Nous serons particulièrement vigilants quant aux mesures de fiscalité que vous proposerez, car elles ne devront être ni injustes ni trop complexes. Si nous voulons réussir dans ce domaine, les réformes se doivent d'être à la fois simples, lisibles et bénéficier d'une grande stabilité juridique.

En outre, nous voulons insister sur le fait que ces mesures nouvelles ne doivent en aucun cas nécessiter des efforts supplémentaires des ménages et des entreprises, déjà fortement touchés par la crise. La fiscalité écologique doit en effet encourager les comportements vertueux sans infliger de pénalités financières injustifiées.

Il s'agit de prendre en compte, de façon irréversible, les enjeux du développement durable dans notre système de prélèvements obligatoires. Le verdissement de notre système fiscal constitue l'un des axes majeurs de sa modernisation.

Si la France n'occupe pas la première place du classement européen en matière de fiscalité écologique, elle est bien la première en matière de prélèvements obligatoires sur les entreprises. La hausse d'impôt, ou plutôt les hausses d'impôts que vous avez décidées depuis votre arrivée au pouvoir s'élèvent à 27 milliards d'euros pour la seule année 2013. Il serait donc irresponsable que la mise en oeuvre des mesures de fiscalité écologique conduise à une nouvelle aggravation des hausses d'impôts. Nous serons particulièrement vigilants sur ce point.

Au contraire, et à l'instar de ce qui a été fait dans le cadre des réformes du Grenelle de l'environnement, l'accroissement des recettes fiscales doit être exactement compensé par l'augmentation des aides fiscales afin de permettre la préservation du pouvoir d'achat des ménages. De même, les prélèvements sur les entreprises doivent être limités afin d'épargner leur compétitivité.

Pour conclure, je tiens à vous assurer, madame la ministre, du soutien que le groupe UDI apportera à des réformes à la fois justes socialement, efficaces écologiquement et responsables économiquement, qui feront de la fiscalité l'un des instruments au service de la protection de l'environnement.

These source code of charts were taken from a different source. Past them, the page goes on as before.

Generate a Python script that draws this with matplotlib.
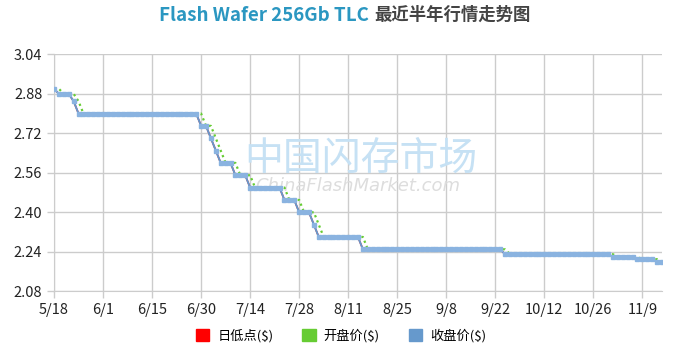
import matplotlib
matplotlib.use("Agg")
import matplotlib.pyplot as plt
from matplotlib.patches import Patch
import numpy as np

plt.rcParams['font.family'] = ['Noto Sans CJK SC', 'DejaVu Sans']

# tick labels, one every 10 trading days
date_labels = ['5/18', '6/1', '6/15', '6/30', '7/14', '7/28', '8/11',
               '8/25', '9/8', '9/22', '10/12', '10/26', '11/9']

# closing price ($), 125 trading days
close = [2.90, 2.88, 2.88, 2.88, 2.85, 2.80, 2.80, 2.80, 2.80, 2.80,
         2.80, 2.80, 2.80, 2.80, 2.80, 2.80, 2.80, 2.80, 2.80, 2.80,
         2.80, 2.80, 2.80, 2.80, 2.80, 2.80, 2.80, 2.80, 2.80, 2.80,
         2.75, 2.75, 2.70, 2.65, 2.60, 2.60, 2.60, 2.55, 2.55, 2.55,
         2.50, 2.50, 2.50, 2.50, 2.50, 2.50, 2.50, 2.45, 2.45, 2.45,
         2.40, 2.40, 2.40, 2.35, 2.30, 2.30, 2.30, 2.30, 2.30, 2.30,
         2.30, 2.30, 2.30, 2.25, 2.25, 2.25, 2.25, 2.25, 2.25, 2.25,
         2.25, 2.25, 2.25, 2.25, 2.25, 2.25, 2.25, 2.25, 2.25, 2.25,
         2.25, 2.25, 2.25, 2.25, 2.25, 2.25, 2.25, 2.25, 2.25, 2.25,
         2.25, 2.25, 2.23, 2.23, 2.23, 2.23, 2.23, 2.23, 2.23, 2.23,
         2.23, 2.23, 2.23, 2.23, 2.23, 2.23, 2.23, 2.23, 2.23, 2.23,
         2.23, 2.23, 2.23, 2.23, 2.22, 2.22, 2.22, 2.22, 2.22, 2.21,
         2.21, 2.21, 2.21, 2.20, 2.20]

# opening price ($)
open_ = [2.90, 2.90, 2.88, 2.88, 2.88, 2.85, 2.80, 2.80, 2.80, 2.80,
         2.80, 2.80, 2.80, 2.80, 2.80, 2.80, 2.80, 2.80, 2.80, 2.80,
         2.80, 2.80, 2.80, 2.80, 2.80, 2.80, 2.80, 2.80, 2.80, 2.80,
         2.80, 2.75, 2.75, 2.70, 2.65, 2.60, 2.60, 2.60, 2.55, 2.55,
         2.55, 2.50, 2.50, 2.50, 2.50, 2.50, 2.50, 2.50, 2.45, 2.45,
         2.45, 2.40, 2.40, 2.40, 2.35, 2.30, 2.30, 2.30, 2.30, 2.30,
         2.30, 2.30, 2.30, 2.30, 2.25, 2.25, 2.25, 2.25, 2.25, 2.25,
         2.25, 2.25, 2.25, 2.25, 2.25, 2.25, 2.25, 2.25, 2.25, 2.25,
         2.25, 2.25, 2.25, 2.25, 2.25, 2.25, 2.25, 2.25, 2.25, 2.25,
         2.25, 2.25, 2.25, 2.23, 2.23, 2.23, 2.23, 2.23, 2.23, 2.23,
         2.23, 2.23, 2.23, 2.23, 2.23, 2.23, 2.23, 2.23, 2.23, 2.23,
         2.23, 2.23, 2.23, 2.23, 2.23, 2.22, 2.22, 2.22, 2.22, 2.22,
         2.21, 2.21, 2.21, 2.21, 2.20]

# daily low ($) - sits under the close line
low = list(close)

yticks = [2.08, 2.24, 2.40, 2.56, 2.72, 2.88, 3.04]

RED, GREEN, BLUE = '#ff0000', '#66cc33', '#6699cc'
GRID = '#cccccc'

fig = plt.figure(figsize=(6.82, 3.53), dpi=100)
ax = fig.add_axes([54/682, 61.7/353, 608/682, 237/353])

x = np.arange(len(close))
ax.plot(x, low, color=RED, lw=1.2, zorder=2)
ax.plot(x, open_, color=GREEN, lw=1.6, ls=(0, (1, 1.5)), zorder=3)
ax.plot(x, close, color=BLUE, lw=1.4, marker='s', ms=2.4,
        mfc='#8ab3e0', mec='#8ab3e0', zorder=4)

ax.set_xlim(0, len(close) - 1)
ax.set_ylim(2.08, 3.04)
ax.set_xticks(np.arange(0, len(close), 10))
ax.set_xticklabels(date_labels)
ax.set_yticks(yticks)
ax.set_yticklabels(['%.2f' % v for v in yticks])
ax.grid(True, color=GRID, lw=1)
ax.set_axisbelow(True)
for s in ['top', 'right']:
    ax.spines[s].set_visible(False)
for s in ['left', 'bottom']:
    ax.spines[s].set_color(GRID)
ax.tick_params(colors=GRID, labelcolor='#222222', labelsize=10.5, length=5, width=1)

# watermark
ax.text(0.505, 0.56, '中国闪存市场', transform=ax.transAxes, ha='center', va='center',
        fontsize=28, color='#c6e1f4', zorder=1)
ax.text(0.5, 0.445, 'ChinaFlashMarket.com', transform=ax.transAxes, ha='center',
        va='center', fontsize=13, color='#dddddd', style='italic',
        family='DejaVu Sans', zorder=1)

# two-colour title
fig.text(0.541, 0.957, 'Flash Wafer 256Gb TLC', ha='right', va='center',
         fontsize=13.5, fontweight='bold', color='#2b97c1')
fig.text(0.549, 0.957, '最近半年行情走势图', ha='left', va='center',
         fontsize=12.5, fontweight='bold', color='#444444')

handles = [Patch(color=RED), Patch(color=GREEN), Patch(color=BLUE)]
fig.legend(handles, ['日低点($)', '开盘价($)', '收盘价($)'], loc='center',
           bbox_to_anchor=(0.5, 0.048), ncol=3, frameon=False, fontsize=9.5,
           handlelength=1.0, handleheight=1.0, handletextpad=0.6, columnspacing=2.2)

fig.savefig('out.png', dpi=100)
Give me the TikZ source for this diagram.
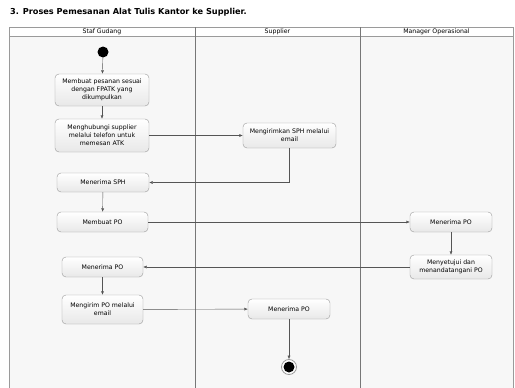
\documentclass[tikz,border=0pt]{standalone}
\usepackage{fontspec}
\setmainfont{DejaVu Sans}
\usetikzlibrary{arrows.meta}
\definecolor{garis}{HTML}{555555}
\definecolor{bingkai}{HTML}{9A9A9A}
\begin{document}
\begin{tikzpicture}[x=1pt,y=-1pt,
  act/.style={rectangle,rounded corners=4pt,draw=bingkai,top color=white,bottom color=black!9,
    align=center,inner sep=1pt,font=\fontsize{6.2}{8}\selectfont},
  lane/.style={font=\fontsize{6.2}{8}\selectfont},
  >={Latex[length=3.5pt,width=3pt]}]
\useasboundingbox (0,0) rectangle (515,388);
\fill[white] (0,0) rectangle (515,388);
% swimlane
\fill[black!3] (9.5,36) rectangle (513,388);
\draw[bingkai] (9.5,388) -- (9.5,27) -- (513,27) -- (513,388);
\draw[bingkai] (9.5,36) -- (513,36);
\draw[garis!80] (195,27) -- (195,388);
\draw[garis!80] (360,27) -- (360,388);
\node[anchor=west,inner sep=0,font=\fontsize{8.2}{9}\bfseries\selectfont] (judul) at (10,12) {3. Proses Pemesanan Alat Tulis Kantor ke Supplier.};
\node[lane] (gudang) at (102,31.5) {Staf Gudang};
\node[lane] (supplier) at (277.5,31.5) {Supplier};
\node[lane] (manager) at (436.5,31.5) {Manager Operasional};
% aktivitas
\node[circle,fill=black,minimum size=11pt,inner sep=0] (mulai) at (103,52) {};
\node[act,minimum width=94pt,minimum height=32pt] (pesan) at (102,90) {Membuat pesanan sesuai\\dengan FPATK yang\\dikumpulkan};
\node[act,minimum width=94pt,minimum height=33pt] (hubungi) at (102,135.5) {Menghubungi supplier\\melalui telefon untuk\\memesan ATK};
\node[act,minimum width=93pt,minimum height=25pt] (kirimsph) at (289.5,135.5) {Mengirimkan SPH melalui\\email};
\node[act,minimum width=92pt,minimum height=19pt] (terimasph) at (103,182.5) {Menerima SPH};
\node[act,minimum width=91pt,minimum height=20pt] (buatpo) at (102.5,222) {Membuat PO};
\node[act,minimum width=82pt,minimum height=20pt] (mgrpo) at (451,222) {Menerima PO};
\node[act,minimum width=82pt,minimum height=24pt] (setuju) at (451,267) {Menyetujui dan\\menandatangani PO};
\node[act,minimum width=81pt,minimum height=20pt] (gdpo) at (102.5,267) {Menerima PO};
\node[act,minimum width=81pt,minimum height=29pt] (kirimpo) at (102.5,309.5) {Mengirim PO melalui\\email};
\node[act,minimum width=82pt,minimum height=20pt] (suppo) at (289,309) {Menerima PO};
\node[circle,draw=bingkai,line width=0.8pt,fill=white,minimum size=15pt,inner sep=0] (akhir) at (289,367) {};
\node[circle,fill=black,minimum size=11pt,inner sep=0] at (akhir) {};
% alur
\draw[garis,->] (mulai) -- (pesan);
\draw[garis,->] (pesan) -- (hubungi);
\draw[garis,->] (hubungi) -- (kirimsph);
\draw[garis,->] (kirimsph.south) |- (terimasph.east);
\draw[garis,->] (terimasph) -- (buatpo);
\draw[garis,->] (buatpo) -- (mgrpo);
\draw[garis,->] (mgrpo) -- (setuju);
\draw[garis,->] (setuju) -- (gdpo);
\draw[garis,->] (gdpo) -- (kirimpo);
\draw[garis,->] (kirimpo) -- (suppo);
\draw[garis,->] (suppo) -- (akhir);
\end{tikzpicture}
\end{document}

Le développement durable et la lutte contre le changement climatique sont les conditions de l'émergence d'une nouvelle croissance à court et moyen terme, une croissance robuste, pérenne, responsable et solidaire, qui, seule, est à même de préserver nos emplois.

Nous désirons également aller plus loin : après la taxe sur les transactions financières, pour laquelle Bruxelles a donné son accord à onze pays de la zone euro, nous devons maintenant instaurer une taxe carbone aux frontières de l'Europe dans le cadre d'un nouveau pacte social et écologique. En inscrivant une telle réforme dans le cadre européen, nous pourrons entraîner le reste du monde dans cette logique vertueuse.

Telles sont, madame la ministre, les remarques et propositions des députés du groupe UDI que je souhaitais vous livrer à l'occasion de ce débat. (Applaudissements sur les bancs des groupes UDI et UMP.)